Farmers brace for drought, shortened irrigation season

Publish date: 2024-07-02

All it takes is one look into the high country to know that something is amiss in Idaho's mountains. There's significantly less snow than normal -- which is a troubling sign heading into the summer months, especially considering the state is already in a drought.

Most of the water basins in southwest Idaho are sitting at less than 66 percent of normal -- meaning there's about two-thirds the amount of water in the snow (Snow Water Equivalent) that there should be this time of year.

Barring a very wet spring (which could create additional runoff or water in our reservoirs), water managers are warning there will be significantly less water in the Boise Basin reservoirs this year compared to a normal year. It's shaping up to be a deja vu of last year, creating potentially big problems for people who rely on the water that flows out of those reservoirs and into rivers and canals.

Perhaps no group will feel the impact like southern Idaho's farmers.

Drought and agriculture

Agriculture is one of Idaho's economic backbones. Water is the lifeblood of that industry.

And while there's still a lot that can happen between now and the onset of summer, the warnings are going out: there's not going to be enough water to go around.

Without it, farmers will be forced to make some big adjustments in order to try to make it through the season with enough water for their crops. Already, many say it's a scenario that's looking unlikely.

"If this isn't the worst year in the 40 years I've been farming, it seems to be worse than the other bad year we had," said owner of 'Western Farms Incorporated' Joe Weitz.

Weitz has been growing a variety of crops -- everything from corn to mint -- in Canyon County for decades. He knows too well that his business is at the mercy of Mother Nature. But this year, he's especially concerned about the outlook for the upcoming growing season.

"It's when you have two dry years in a row that things get problematic," he said. "A lot of crops are going to have to just dry up and not get irrigated."

The impending reality

Weitz says farmers have been told to expect to get about one-third of the water they typically do during the irrigation season, which typically runs from April 15 to October 15.

"Normally we get 3.75-acre feet of water," he said. "This year we'll get 1.2-[acre feet]."

Weitz says he and others have also been warned that the irrigation season will be cut short -- potentially very short.
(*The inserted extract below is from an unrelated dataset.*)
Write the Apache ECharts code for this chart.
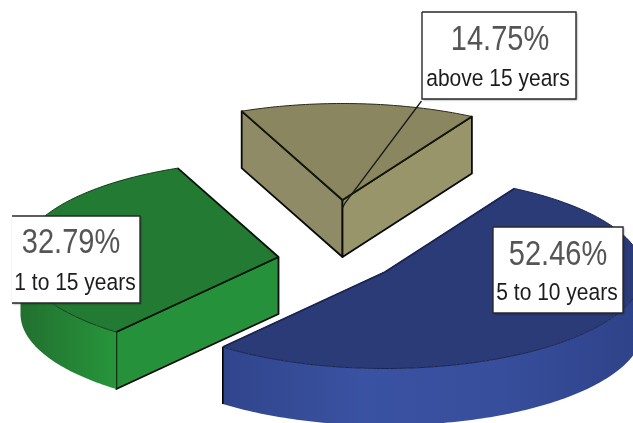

"It won't last all season," he said. "Normally [irrigation season] goes until October 15. This year, they're talking the first of August."

Weitz says he only remembers one other time in his 40 years of farming when the water was shut off in early August. If that cut-off date holds, it means that canals would run dry up to two-and-a-half months early, long before a lot of crops could even be fully grown.

"The longer season crops: sugar beets, potatoes...all these crops that have to be watered through August and September may not make it," Weitz said. "That's a huge problem. This has a huge impact on all the farming in the valley."

Shifting strategies

Right now, the only gift farmers in southern Idaho do have is time -- time to change out the types of crops they grow, in hopes that some can make it through the shortened season.

"People knew they were going to have to make some big adjustments," Weitz said. "They're always very cautious never to over-promise. They want you to know now that there's a problem so you can make your adjustments accordingly. If things improve, they would like to maybe give us more water but that's fairly unlikely."

This year, Weitz says farmers will grow fewer long-season crops like corn, sugar beets, potatoes and mint. Instead, he says you'll see more farmers growing crops like wheat, which can be harvested early in the summer and don't require as much water.

"But the problem this year is that we won't even have enough water to grow a full crop of wheat," Weitz said. That means -- even as more farmers choose to grow wheat, the overall yield from the area will be less than normal.

Because canals supply water to what Weitz says is an estimated 90 percent of farms in this region, other farmers without access to supplemental wells may have to allocate all of their water to their most important -- or lucrative -- crops in order to survive, meaning some sections will go unplanted.

"We'll leave some ground idle," Weitz said. "That's what we have to do."

The impacts of these adjustments will be wide-ranging, some of which will only become evident over time. But Weitz says the changes will impact everything from fertilizer prices to dairy plants that rely on corn from local farms.

The unpredictable path forward

In a business that's rooted in unpredictability, Weitz says the only certainty these days is a need for change -- sooner rather than later.

"After this season we're going to be clear out of water again," he said. "At some point, you have to have a big winter to get caught up. In the past, it always did come along, we'd have that big winter and get caught back up...but, ya know, who knows. There does seem to be a change in the weather pattern, I don't know."

For now -- as spring settles in, and the valley come to life again, farmers will hold onto a faint hope for greener pastures still ahead.